New machine learning model achieves breakthrough in heart disease prediction with over 95% accuracy

In a recent study published in Scientific Reports, researchers developed a machine learning-based heart disease prediction model (ML-HDPM) that uses various combinations of information and numerous recognized categorization methods.

Study: Comprehensive evaluation and performance analysis of machine learning in heart disease prediction. Image Credit: Summit Art Creations/


Heart disease is a worldwide health risk that healthcare professionals must evaluate and treat with medical examinations, advanced imaging techniques, and diagnostic procedures. Promoting heart-healthy practices and early diagnosis can help minimize cardiovascular disease incidence and enhance overall health.

Current approaches such as machine learning, deep learning, and sensor-based data collection produce promising findings but have limitations such as uneven diagnostic accuracy and overfitting.

The proposed approaches use modern technology and feature selection procedures to enhance heart disease diagnosis and prognosis.

About the study

In the current study, researchers built the ML-HDPM model for accurate cardiac disease prediction.

The researchers used the Cleveland database, the Switzerland database, the Long Beach database, and the Hungary database to obtain cardiovascular data. They pre-processed clinical data followed by feature selection, feature extraction, cluster-based oversampling, and classification.

They used training data to fit the model with the feature set, compute importance scores, and remove the lowest feature scores to achieve the desired feature.

The genetic algorithm (GA) comprised population initialization, selection, crossover, and mutation to determine if the termination criterion was satisfied.

The researchers undersampled raw data samples with majority labels and clustered samples with minority labels to merge the training set and perform synthetic minority over-sampling (SMOTE) to generate model output.

The model selects relevant features using the recursive feature elimination method (RFEM) and the genetic algorithm (GA), which improves the model’s resilience. Techniques such as the under-sampling clustering oversampling technique (USCOM) correct data imbalances.

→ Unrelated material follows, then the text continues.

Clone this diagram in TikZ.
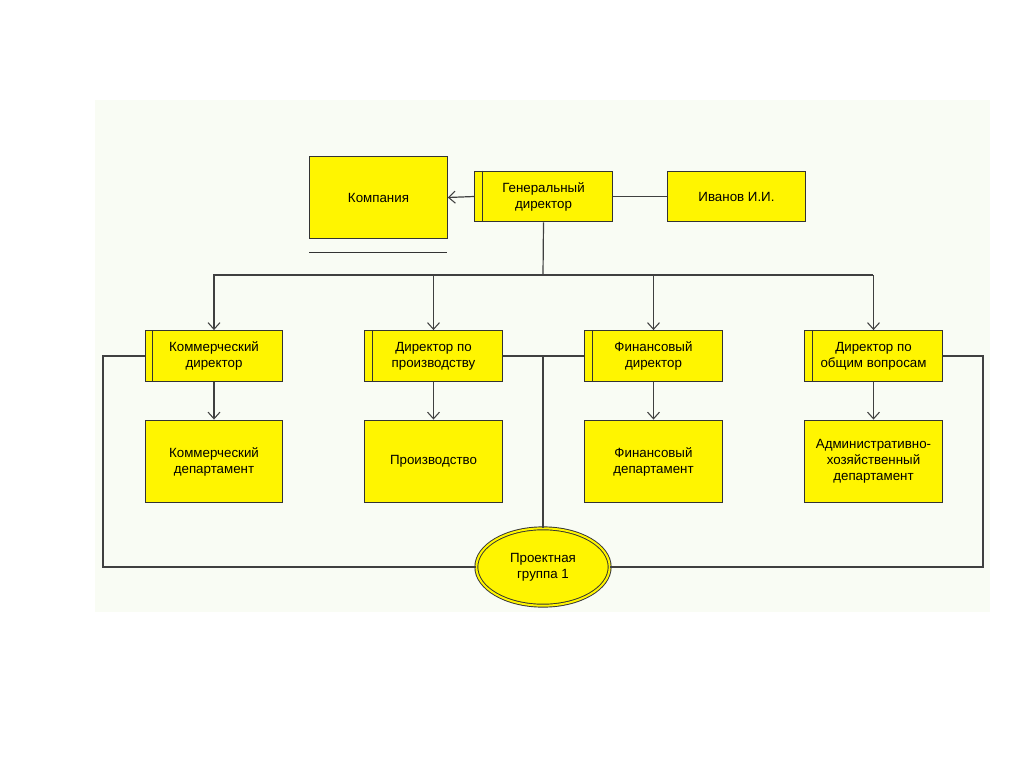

The classification task uses multiple-layer deep convolutional neural networks (MLDCNN) and the adaptive elephant herd optimization method (AEHOM).

Model classifiers were principal component analysis (PCA), support vector machine (SVM), linear discriminant analysis (LDA), decision tree (DT), random forest (RF), and naïve Bayes (NB).

The model combines supervised infinite feature selection with an upgraded weighted random forest algorithm. The ML-HDPM pre-processing step assures data integrity and model efficacy. Extensive feature selection uncovers important properties for predictive modeling.

A scalar technique achieves a consistent feature effect, while SMOTE corrects for class imbalance. The genetic algorithm employs natural selection principles to generate several solutions in a single generation.

The strategy’s performance is assessed via simulated testing and compared to existing models. The testing, training, and validation datasets comprised 80%, 10%, and 10% data, respectively.


ML-HDPM performed admirably over a wide range of critical evaluation criteria, as evidenced by the comprehensive examination. Using training data, the ML-HDPM model predicted cardiovascular disease with 96% accuracy and 95% precision.

The system’s sensitivity (recall) yielded 96% accuracy, while F-scores of 92% reflected its balanced performance. The ML-HDPM specificity of 90% is noteworthy.

ML-HDPM provides accurate and reliable results. It incorporates complex technologies such as feature selection, data balance, deep learning, and adaptive elephant herding optimization (AEHOM). These strategies allow the model to reliably forecast cardiac disease, which improves clinical decisions and patient outcomes.

ML-HDPM outperforms other algorithms in training (95%) and testing (88%). The success is due to the combination of complex feature extraction, data imbalance corrections, and machine learning.

Feature selection algorithms enable finding significant qualities associated with cardiovascular health, allowing them to detect subtle patterns indicative of cardiovascular disease.

Data correction using efficient data balancing techniques guarantees model training on representative datasets, including deep learning using the MLDCNN approach and AEHOM optimization to improve model accuracy.

ML-HDPM, a deep learning model, has lower false-positive rates (FPR) in training (8.20%) and testing (15%) than other approaches due to feature selections, data balance, and improved machine learning components in ML-HDPM.

The model had high true-positive rates (TPR) in the training (96%) and testing (91%) datasets due to feature identification, data balance, and deep-learning improvements. The approach improves the model’s capacity to identify true positives.


The study presents a unique ML-HDPM approach that incorporates feature selections, data balance, and machine learning to improve cardiovascular disease prediction.

The balanced F-values for accuracy and recall, high accuracy and precision rates, and low false-positive rates in the training and testing datasets highlight the promising potential of the model in cardiovascular diagnostic applications.

The findings indicate that the ML-HDPM model can increase the precision and speed of identifying cardiovascular diseases, thus improving the standard of care.

However, further investigation is required to improve model optimization and data quality and investigate its use by healthcare professionals in real-world settings.